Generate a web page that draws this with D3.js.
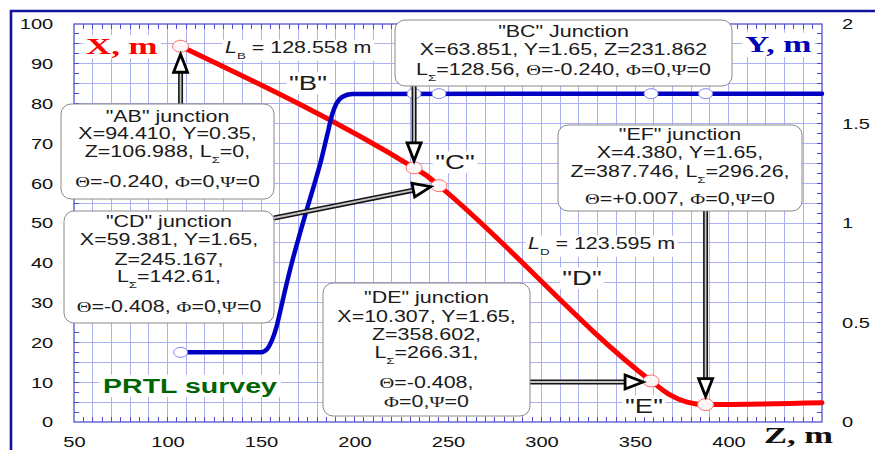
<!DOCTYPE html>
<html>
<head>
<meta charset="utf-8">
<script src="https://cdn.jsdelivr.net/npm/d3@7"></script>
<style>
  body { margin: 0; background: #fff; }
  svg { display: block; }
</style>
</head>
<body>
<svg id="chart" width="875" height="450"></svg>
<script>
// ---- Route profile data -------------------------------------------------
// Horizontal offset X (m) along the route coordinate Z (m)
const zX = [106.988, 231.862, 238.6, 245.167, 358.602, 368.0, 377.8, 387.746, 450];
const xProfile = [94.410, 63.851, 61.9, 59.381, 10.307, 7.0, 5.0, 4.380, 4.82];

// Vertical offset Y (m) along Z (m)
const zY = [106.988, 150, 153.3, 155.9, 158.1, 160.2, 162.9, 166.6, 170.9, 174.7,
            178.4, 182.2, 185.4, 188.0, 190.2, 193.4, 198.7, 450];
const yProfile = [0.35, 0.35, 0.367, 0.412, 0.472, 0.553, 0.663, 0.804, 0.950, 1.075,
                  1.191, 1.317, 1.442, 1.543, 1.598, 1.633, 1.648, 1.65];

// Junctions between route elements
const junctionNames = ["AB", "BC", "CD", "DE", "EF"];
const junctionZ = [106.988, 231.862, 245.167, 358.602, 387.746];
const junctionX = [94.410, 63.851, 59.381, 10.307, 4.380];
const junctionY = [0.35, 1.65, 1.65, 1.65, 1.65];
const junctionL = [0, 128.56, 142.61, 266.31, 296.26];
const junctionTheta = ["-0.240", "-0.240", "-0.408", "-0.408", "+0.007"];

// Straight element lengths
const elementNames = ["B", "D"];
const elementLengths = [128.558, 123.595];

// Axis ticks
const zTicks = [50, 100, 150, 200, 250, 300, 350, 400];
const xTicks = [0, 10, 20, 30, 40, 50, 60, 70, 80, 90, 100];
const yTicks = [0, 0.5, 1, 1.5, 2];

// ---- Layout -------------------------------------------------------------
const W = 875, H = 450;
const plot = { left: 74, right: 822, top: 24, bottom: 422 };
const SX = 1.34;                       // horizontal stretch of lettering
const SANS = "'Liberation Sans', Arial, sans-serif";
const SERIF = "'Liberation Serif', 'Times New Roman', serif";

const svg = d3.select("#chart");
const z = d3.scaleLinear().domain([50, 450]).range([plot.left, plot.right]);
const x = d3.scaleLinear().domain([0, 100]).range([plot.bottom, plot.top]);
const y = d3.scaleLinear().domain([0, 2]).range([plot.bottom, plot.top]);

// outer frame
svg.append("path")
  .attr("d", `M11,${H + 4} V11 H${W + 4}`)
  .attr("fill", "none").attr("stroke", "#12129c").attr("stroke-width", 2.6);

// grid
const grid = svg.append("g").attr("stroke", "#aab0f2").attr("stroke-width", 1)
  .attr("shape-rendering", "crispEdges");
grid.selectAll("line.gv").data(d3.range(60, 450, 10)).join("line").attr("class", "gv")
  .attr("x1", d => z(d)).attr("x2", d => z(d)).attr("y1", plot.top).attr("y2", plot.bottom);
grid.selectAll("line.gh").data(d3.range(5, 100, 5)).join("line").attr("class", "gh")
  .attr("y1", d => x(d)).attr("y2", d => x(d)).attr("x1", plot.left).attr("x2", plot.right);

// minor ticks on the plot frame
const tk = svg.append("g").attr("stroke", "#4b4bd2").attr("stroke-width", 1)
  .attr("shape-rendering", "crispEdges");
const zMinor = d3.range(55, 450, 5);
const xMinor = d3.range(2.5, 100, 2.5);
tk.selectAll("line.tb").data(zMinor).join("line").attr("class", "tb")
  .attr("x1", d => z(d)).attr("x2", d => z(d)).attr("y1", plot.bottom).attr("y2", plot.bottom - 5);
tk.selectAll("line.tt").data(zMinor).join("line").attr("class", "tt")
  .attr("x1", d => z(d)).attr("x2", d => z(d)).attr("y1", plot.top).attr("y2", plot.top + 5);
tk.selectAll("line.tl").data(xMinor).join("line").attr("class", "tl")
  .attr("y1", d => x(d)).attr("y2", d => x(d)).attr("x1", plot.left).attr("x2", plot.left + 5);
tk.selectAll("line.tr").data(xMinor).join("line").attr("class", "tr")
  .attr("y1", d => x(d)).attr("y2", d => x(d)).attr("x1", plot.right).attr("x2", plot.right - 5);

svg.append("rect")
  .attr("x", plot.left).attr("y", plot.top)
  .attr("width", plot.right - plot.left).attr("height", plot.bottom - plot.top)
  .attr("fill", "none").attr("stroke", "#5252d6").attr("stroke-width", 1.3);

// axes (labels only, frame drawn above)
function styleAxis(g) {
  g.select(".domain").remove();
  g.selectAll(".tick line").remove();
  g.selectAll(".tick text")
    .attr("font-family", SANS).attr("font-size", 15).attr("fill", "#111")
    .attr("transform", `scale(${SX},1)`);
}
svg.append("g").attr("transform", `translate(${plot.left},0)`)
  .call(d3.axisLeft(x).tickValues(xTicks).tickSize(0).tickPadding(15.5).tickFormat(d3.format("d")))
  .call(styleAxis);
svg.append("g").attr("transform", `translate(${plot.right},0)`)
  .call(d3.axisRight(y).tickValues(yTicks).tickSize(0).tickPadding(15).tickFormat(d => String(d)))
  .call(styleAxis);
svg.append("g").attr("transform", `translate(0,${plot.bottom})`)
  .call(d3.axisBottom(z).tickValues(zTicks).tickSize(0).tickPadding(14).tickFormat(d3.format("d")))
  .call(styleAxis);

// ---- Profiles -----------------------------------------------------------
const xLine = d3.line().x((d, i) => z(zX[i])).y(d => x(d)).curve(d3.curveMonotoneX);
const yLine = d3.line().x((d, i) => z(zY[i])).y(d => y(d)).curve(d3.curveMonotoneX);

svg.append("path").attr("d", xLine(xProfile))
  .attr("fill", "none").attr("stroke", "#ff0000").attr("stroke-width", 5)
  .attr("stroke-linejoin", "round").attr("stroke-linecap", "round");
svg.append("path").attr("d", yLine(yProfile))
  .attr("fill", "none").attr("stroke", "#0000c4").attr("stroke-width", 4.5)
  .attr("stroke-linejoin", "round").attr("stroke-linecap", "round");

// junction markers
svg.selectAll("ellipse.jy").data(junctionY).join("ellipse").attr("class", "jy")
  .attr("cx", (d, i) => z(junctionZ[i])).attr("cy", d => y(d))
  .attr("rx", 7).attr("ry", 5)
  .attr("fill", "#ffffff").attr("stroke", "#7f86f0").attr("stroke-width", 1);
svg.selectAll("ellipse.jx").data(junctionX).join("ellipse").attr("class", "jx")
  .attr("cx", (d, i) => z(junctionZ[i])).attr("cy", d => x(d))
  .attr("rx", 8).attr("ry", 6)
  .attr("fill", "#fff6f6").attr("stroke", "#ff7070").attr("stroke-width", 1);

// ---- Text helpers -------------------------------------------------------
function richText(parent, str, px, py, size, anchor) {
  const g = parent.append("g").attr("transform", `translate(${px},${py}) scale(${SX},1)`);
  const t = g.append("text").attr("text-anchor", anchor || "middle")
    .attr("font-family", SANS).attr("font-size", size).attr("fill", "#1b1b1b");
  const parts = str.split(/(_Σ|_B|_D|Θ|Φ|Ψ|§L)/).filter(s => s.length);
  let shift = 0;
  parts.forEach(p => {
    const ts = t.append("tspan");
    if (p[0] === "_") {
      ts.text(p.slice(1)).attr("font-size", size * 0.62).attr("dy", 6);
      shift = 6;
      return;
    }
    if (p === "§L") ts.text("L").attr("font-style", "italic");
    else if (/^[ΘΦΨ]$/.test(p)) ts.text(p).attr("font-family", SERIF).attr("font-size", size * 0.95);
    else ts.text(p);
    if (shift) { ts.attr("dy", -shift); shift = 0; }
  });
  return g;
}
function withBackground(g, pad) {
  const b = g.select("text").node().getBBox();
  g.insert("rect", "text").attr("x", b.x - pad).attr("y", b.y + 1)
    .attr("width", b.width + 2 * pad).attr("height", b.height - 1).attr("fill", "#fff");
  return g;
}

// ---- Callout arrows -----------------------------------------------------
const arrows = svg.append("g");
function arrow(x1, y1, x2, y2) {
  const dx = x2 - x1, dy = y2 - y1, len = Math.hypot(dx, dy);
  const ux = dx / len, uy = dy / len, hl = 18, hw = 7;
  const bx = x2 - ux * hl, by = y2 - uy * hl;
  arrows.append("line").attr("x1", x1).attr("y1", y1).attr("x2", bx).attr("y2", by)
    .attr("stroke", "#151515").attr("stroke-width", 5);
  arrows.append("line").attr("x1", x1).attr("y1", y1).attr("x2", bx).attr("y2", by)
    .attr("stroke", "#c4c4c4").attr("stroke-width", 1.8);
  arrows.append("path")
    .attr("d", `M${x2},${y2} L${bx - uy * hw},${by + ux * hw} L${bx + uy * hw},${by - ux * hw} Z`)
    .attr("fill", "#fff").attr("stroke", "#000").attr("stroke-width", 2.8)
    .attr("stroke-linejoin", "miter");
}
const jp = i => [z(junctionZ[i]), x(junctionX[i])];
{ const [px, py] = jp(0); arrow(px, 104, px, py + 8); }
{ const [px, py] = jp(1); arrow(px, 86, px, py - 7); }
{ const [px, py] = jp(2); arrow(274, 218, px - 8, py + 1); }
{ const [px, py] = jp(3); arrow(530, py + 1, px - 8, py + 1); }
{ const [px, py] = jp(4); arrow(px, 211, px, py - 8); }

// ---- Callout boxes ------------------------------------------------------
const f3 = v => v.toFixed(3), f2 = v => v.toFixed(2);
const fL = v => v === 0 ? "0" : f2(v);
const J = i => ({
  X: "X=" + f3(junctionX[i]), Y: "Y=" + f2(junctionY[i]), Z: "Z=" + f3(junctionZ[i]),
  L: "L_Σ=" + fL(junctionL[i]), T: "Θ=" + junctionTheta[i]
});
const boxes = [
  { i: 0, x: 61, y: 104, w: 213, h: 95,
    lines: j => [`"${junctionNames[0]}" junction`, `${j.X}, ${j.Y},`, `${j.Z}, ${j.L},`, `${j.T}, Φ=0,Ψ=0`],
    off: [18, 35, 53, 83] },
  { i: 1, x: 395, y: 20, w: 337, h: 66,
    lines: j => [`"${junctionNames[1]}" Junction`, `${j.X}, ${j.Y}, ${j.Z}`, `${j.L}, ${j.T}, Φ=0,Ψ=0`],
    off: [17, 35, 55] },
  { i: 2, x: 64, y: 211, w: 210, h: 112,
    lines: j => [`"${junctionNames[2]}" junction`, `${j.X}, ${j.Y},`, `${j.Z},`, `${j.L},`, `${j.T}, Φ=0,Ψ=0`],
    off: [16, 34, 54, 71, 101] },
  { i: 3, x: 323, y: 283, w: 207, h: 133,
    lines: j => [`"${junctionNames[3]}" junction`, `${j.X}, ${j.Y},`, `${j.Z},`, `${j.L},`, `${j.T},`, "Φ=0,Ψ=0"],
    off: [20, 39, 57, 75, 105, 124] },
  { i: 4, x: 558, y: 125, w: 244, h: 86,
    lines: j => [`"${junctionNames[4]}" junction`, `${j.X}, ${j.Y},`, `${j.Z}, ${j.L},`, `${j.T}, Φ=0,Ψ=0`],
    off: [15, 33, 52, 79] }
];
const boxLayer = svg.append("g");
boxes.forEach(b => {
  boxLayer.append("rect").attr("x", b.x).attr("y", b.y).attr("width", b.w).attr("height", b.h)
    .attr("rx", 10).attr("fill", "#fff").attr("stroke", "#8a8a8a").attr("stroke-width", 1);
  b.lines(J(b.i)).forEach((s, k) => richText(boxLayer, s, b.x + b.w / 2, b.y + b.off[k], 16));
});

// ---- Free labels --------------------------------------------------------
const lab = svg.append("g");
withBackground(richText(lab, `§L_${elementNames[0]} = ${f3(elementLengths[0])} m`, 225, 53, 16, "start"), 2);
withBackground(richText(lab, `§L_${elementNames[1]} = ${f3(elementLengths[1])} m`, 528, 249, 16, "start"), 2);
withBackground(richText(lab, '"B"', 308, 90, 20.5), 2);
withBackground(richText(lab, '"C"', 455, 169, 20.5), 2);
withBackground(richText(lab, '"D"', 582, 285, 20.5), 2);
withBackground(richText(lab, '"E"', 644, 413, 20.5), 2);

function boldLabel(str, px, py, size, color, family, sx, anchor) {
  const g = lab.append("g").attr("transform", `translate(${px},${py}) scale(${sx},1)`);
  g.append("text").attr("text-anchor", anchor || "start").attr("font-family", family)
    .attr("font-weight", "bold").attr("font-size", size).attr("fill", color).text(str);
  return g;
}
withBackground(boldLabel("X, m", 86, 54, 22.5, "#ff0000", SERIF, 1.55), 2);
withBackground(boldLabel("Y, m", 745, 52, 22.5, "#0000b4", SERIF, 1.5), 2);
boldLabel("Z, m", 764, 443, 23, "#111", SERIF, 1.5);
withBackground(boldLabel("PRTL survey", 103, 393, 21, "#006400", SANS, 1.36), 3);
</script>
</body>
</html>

■ ■ ■ ■ ■

Short exercise - Exactly as they appear, print the lines of the listing above from its first line through the line that contains "5.0, 4.380, 4.82];", minus the pictures.

Final result -
Generate a web page that draws this with D3.js.
<!DOCTYPE html>
<html>
<head>
<meta charset="utf-8">
<script src="https://cdn.jsdelivr.net/npm/d3@7"></script>
<style>
  body { margin: 0; background: #fff; }
  svg { display: block; }
</style>
</head>
<body>
<svg id="chart" width="875" height="450"></svg>
<script>
// ---- Route profile data -------------------------------------------------
// Horizontal offset X (m) along the route coordinate Z (m)
const zX = [106.988, 231.862, 238.6, 245.167, 358.602, 368.0, 377.8, 387.746, 450];
const xProfile = [94.410, 63.851, 61.9, 59.381, 10.307, 7.0, 5.0, 4.380, 4.82];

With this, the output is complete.